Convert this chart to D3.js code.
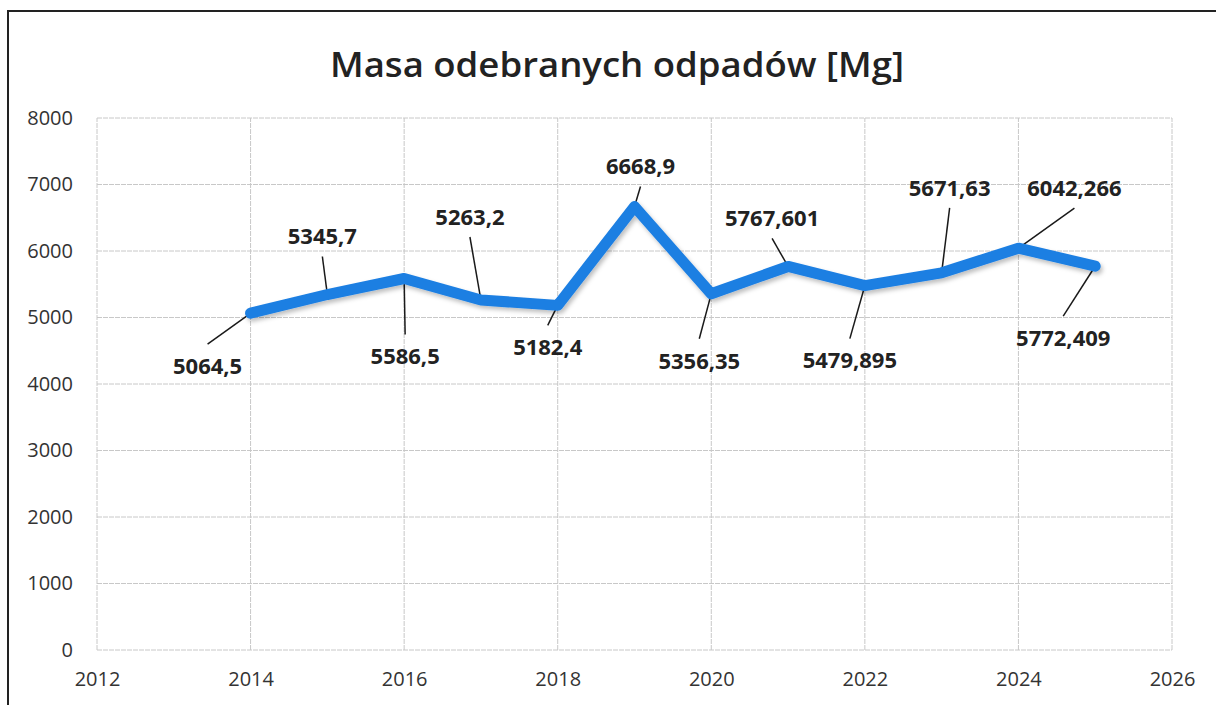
<!DOCTYPE html>
<html>
<head>
<meta charset="utf-8">
<script src="https://cdn.jsdelivr.net/npm/d3@7"></script>
<style>
  body { margin: 0; background: #fff; }
  svg text { font-family: "Open Sans", sans-serif; }
</style>
</head>
<body>
<div id="chart"></div>
<script>
// mass of collected waste per year
const years = [2014, 2015, 2016, 2017, 2018, 2019, 2020, 2021, 2022, 2023, 2024, 2025];
const values = [5064.5, 5345.7, 5586.5, 5263.2, 5182.4, 6668.9, 5356.35, 5767.601, 5479.895, 5671.63, 6042.266, 5772.409];
const valueLabels = ["5064,5", "5345,7", "5586,5", "5263,2", "5182,4", "6668,9", "5356,35", "5767,601", "5479,895", "5671,63", "6042,266", "5772,409"];
const xTicks = [2012, 2014, 2016, 2018, 2020, 2022, 2024, 2026];
const yTicks = [0, 1000, 2000, 3000, 4000, 5000, 6000, 7000, 8000];
// label placement relative to its point (px): text center and leader line
const labelOffsets = [
  [-43, 53], [-5, -58], [1, 78], [-11, -83], [-10, 42], [6, -40],
  [-12, 67], [-16, -48], [-15, 75], [8, -85], [56, -60], [-32, 72]
];

const W = 1216, H = 705;
const margin = { top: 118, right: 44, bottom: 55, left: 97 };

const svg = d3.select("#chart").append("svg")
  .attr("width", W).attr("height", H);

// frame of the scanned chart (top and left edges visible)
svg.append("rect")
  .attr("x", 8).attr("y", 11)
  .attr("width", W + 20).attr("height", H + 20)
  .attr("fill", "none").attr("stroke", "#222").attr("stroke-width", 2);

const x = d3.scaleLinear().domain([2012, 2026]).range([margin.left, W - margin.right]);
const y = d3.scaleLinear().domain([0, 8000]).range([H - margin.bottom, margin.top]);

// title
svg.append("text")
  .attr("x", 617).attr("y", 77)
  .attr("text-anchor", "middle")
  .attr("font-size", 35)
  .attr("font-weight", 600)
  .attr("fill", "#222")
  .attr("textLength", 574).attr("lengthAdjust", "spacingAndGlyphs")
  .text("Masa odebranych odpadów [Mg]");

// gridlines
svg.append("g")
  .selectAll("line")
  .data(yTicks)
  .join("line")
  .attr("x1", x(2012)).attr("x2", x(2026))
  .attr("y1", (d) => y(d)).attr("y2", (d) => y(d))
  .attr("stroke", "#c8c8c8").attr("stroke-width", 1)
  .attr("stroke-dasharray", "5,1");

svg.append("g")
  .selectAll("line")
  .data(xTicks)
  .join("line")
  .attr("x1", (d) => x(d)).attr("x2", (d) => x(d))
  .attr("y1", y(0)).attr("y2", y(8000))
  .attr("stroke", "#c8c8c8").attr("stroke-width", 1)
  .attr("stroke-dasharray", "5,1");

// Y axis
const yAxis = svg.append("g")
  .attr("transform", `translate(${margin.left},0)`)
  .call(d3.axisLeft(y).tickValues(yTicks).tickFormat(d3.format("d")).tickSize(0).tickPadding(24));
yAxis.select(".domain").remove();
yAxis.selectAll("text")
  .attr("font-size", 20).attr("fill", "#333")
  .attr("font-family", "Open Sans, sans-serif");

// X axis
const xAxis = svg.append("g")
  .attr("transform", `translate(0,${y(0)})`)
  .call(d3.axisBottom(x).tickValues(xTicks).tickFormat(d3.format("d")).tickSize(0).tickPadding(22));
xAxis.select(".domain").remove();
xAxis.selectAll("text")
  .attr("font-size", 20).attr("fill", "#333")
  .attr("font-family", "Open Sans, sans-serif");

// shadow for the series line
const defs = svg.append("defs");
const f = defs.append("filter").attr("id", "shadow")
  .attr("x", "-5%").attr("y", "-20%").attr("width", "110%").attr("height", "140%");
f.append("feDropShadow")
  .attr("dx", 2).attr("dy", 3).attr("stdDeviation", 2)
  .attr("flood-color", "#000").attr("flood-opacity", 0.25);

const points = years.map((yr, i) => [yr, values[i]]);

// leader lines
const labels = svg.append("g");
points.forEach((p, i) => {
  const px = x(p[0]), py = y(p[1]);
  const [dx, dy] = labelOffsets[i];
  const tx = px + dx, ty = py + dy;
  // line from label edge to point
  const startY = dy > 0 ? ty - 22 : ty + 20;
  const gap = 4;
  const len = Math.hypot(px - tx, py - startY);
  const ex = px - (px - tx) * gap / len, ey = py - (py - startY) * gap / len;
  labels.append("line")
    .attr("x1", tx).attr("y1", startY)
    .attr("x2", ex).attr("y2", ey)
    .attr("stroke", "#1a1a1a").attr("stroke-width", 1.5);
});

// series line
svg.append("path")
  .datum(points)
  .attr("fill", "none")
  .attr("stroke", "#1d7fe2")
  .attr("stroke-width", 11)
  .attr("stroke-linejoin", "round")
  .attr("stroke-linecap", "round")
  .attr("filter", "url(#shadow)")
  .attr("d", d3.line().x((d) => x(d[0])).y((d) => y(d[1])));

// value labels
points.forEach((p, i) => {
  const [dx, dy] = labelOffsets[i];
  svg.append("text")
    .attr("x", x(p[0]) + dx).attr("y", y(p[1]) + dy)
    .attr("dy", "0.35em")
    .attr("text-anchor", "middle")
    .attr("font-size", 22).attr("font-weight", "bold")
    .attr("fill", "#222")
    .text(valueLabels[i]);
});
</script>
</body>
</html>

○ ○ ○ ○ ○ ○ ○

**Do this:** Omit the pictures and output all of the other material exactly.

**Answer to this problem:**
Convert this chart to D3.js code.
<!DOCTYPE html>
<html>
<head>
<meta charset="utf-8">
<script src="https://cdn.jsdelivr.net/npm/d3@7"></script>
<style>
  body { margin: 0; background: #fff; }
  svg text { font-family: "Open Sans", sans-serif; }
</style>
</head>
<body>
<div id="chart"></div>
<script>
// mass of collected waste per year
const years = [2014, 2015, 2016, 2017, 2018, 2019, 2020, 2021, 2022, 2023, 2024, 2025];
const values = [5064.5, 5345.7, 5586.5, 5263.2, 5182.4, 6668.9, 5356.35, 5767.601, 5479.895, 5671.63, 6042.266, 5772.409];
const valueLabels = ["5064,5", "5345,7", "5586,5", "5263,2", "5182,4", "6668,9", "5356,35", "5767,601", "5479,895", "5671,63", "6042,266", "5772,409"];
const xTicks = [2012, 2014, 2016, 2018, 2020, 2022, 2024, 2026];
const yTicks = [0, 1000, 2000, 3000, 4000, 5000, 6000, 7000, 8000];
// label placement relative to its point (px): text center and leader line
const labelOffsets = [
  [-43, 53], [-5, -58], [1, 78], [-11, -83], [-10, 42], [6, -40],
  [-12, 67], [-16, -48], [-15, 75], [8, -85], [56, -60], [-32, 72]
];

const W = 1216, H = 705;
const margin = { top: 118, right: 44, bottom: 55, left: 97 };

const svg = d3.select("#chart").append("svg")
  .attr("width", W).attr("height", H);

// frame of the scanned chart (top and left edges visible)
svg.append("rect")
  .attr("x", 8).attr("y", 11)
  .attr("width", W + 20).attr("height", H + 20)
  .attr("fill", "none").attr("stroke", "#222").attr("stroke-width", 2);

const x = d3.scaleLinear().domain([2012, 2026]).range([margin.left, W - margin.right]);
const y = d3.scaleLinear().domain([0, 8000]).range([H - margin.bottom, margin.top]);

// title
svg.append("text")
  .attr("x", 617).attr("y", 77)
  .attr("text-anchor", "middle")
  .attr("font-size", 35)
  .attr("font-weight", 600)
  .attr("fill", "#222")
  .attr("textLength", 574).attr("lengthAdjust", "spacingAndGlyphs")
  .text("Masa odebranych odpadów [Mg]");

// gridlines
svg.append("g")
  .selectAll("line")
  .data(yTicks)
  .join("line")
  .attr("x1", x(2012)).attr("x2", x(2026))
  .attr("y1", (d) => y(d)).attr("y2", (d) => y(d))
  .attr("stroke", "#c8c8c8").attr("stroke-width", 1)
  .attr("stroke-dasharray", "5,1");

svg.append("g")
  .selectAll("line")
  .data(xTicks)
  .join("line")
  .attr("x1", (d) => x(d)).attr("x2", (d) => x(d))
  .attr("y1", y(0)).attr("y2", y(8000))
  .attr("stroke", "#c8c8c8").attr("stroke-width", 1)
  .attr("stroke-dasharray", "5,1");

// Y axis
const yAxis = svg.append("g")
  .attr("transform", `translate(${margin.left},0)`)
  .call(d3.axisLeft(y).tickValues(yTicks).tickFormat(d3.format("d")).tickSize(0).tickPadding(24));
yAxis.select(".domain").remove();
yAxis.selectAll("text")
  .attr("font-size", 20).attr("fill", "#333")
  .attr("font-family", "Open Sans, sans-serif");

// X axis
const xAxis = svg.append("g")
  .attr("transform", `translate(0,${y(0)})`)
  .call(d3.axisBottom(x).tickValues(xTicks).tickFormat(d3.format("d")).tickSize(0).tickPadding(22));
xAxis.select(".domain").remove();
xAxis.selectAll("text")
  .attr("font-size", 20).attr("fill", "#333")
  .attr("font-family", "Open Sans, sans-serif");

// shadow for the series line
const defs = svg.append("defs");
const f = defs.append("filter").attr("id", "shadow")
  .attr("x", "-5%").attr("y", "-20%").attr("width", "110%").attr("height", "140%");
f.append("feDropShadow")
  .attr("dx", 2).attr("dy", 3).attr("stdDeviation", 2)
  .attr("flood-color", "#000").attr("flood-opacity", 0.25);

const points = years.map((yr, i) => [yr, values[i]]);

// leader lines
const labels = svg.append("g");
points.forEach((p, i) => {
  const px = x(p[0]), py = y(p[1]);
  const [dx, dy] = labelOffsets[i];
  const tx = px + dx, ty = py + dy;
  // line from label edge to point
  const startY = dy > 0 ? ty - 22 : ty + 20;
  const gap = 4;
  const len = Math.hypot(px - tx, py - startY);
  const ex = px - (px - tx) * gap / len, ey = py - (py - startY) * gap / len;
  labels.append("line")
    .attr("x1", tx).attr("y1", startY)
    .attr("x2", ex).attr("y2", ey)
    .attr("stroke", "#1a1a1a").attr("stroke-width", 1.5);
});

// series line
svg.append("path")
  .datum(points)
  .attr("fill", "none")
  .attr("stroke", "#1d7fe2")
  .attr("stroke-width", 11)
  .attr("stroke-linejoin", "round")
  .attr("stroke-linecap", "round")
  .attr("filter", "url(#shadow)")
  .attr("d", d3.line().x((d) => x(d[0])).y((d) => y(d[1])));

// value labels
points.forEach((p, i) => {
  const [dx, dy] = labelOffsets[i];
  svg.append("text")
    .attr("x", x(p[0]) + dx).attr("y", y(p[1]) + dy)
    .attr("dy", "0.35em")
    .attr("text-anchor", "middle")
    .attr("font-size", 22).attr("font-weight", "bold")
    .attr("fill", "#222")
    .text(valueLabels[i]);
});
</script>
</body>
</html>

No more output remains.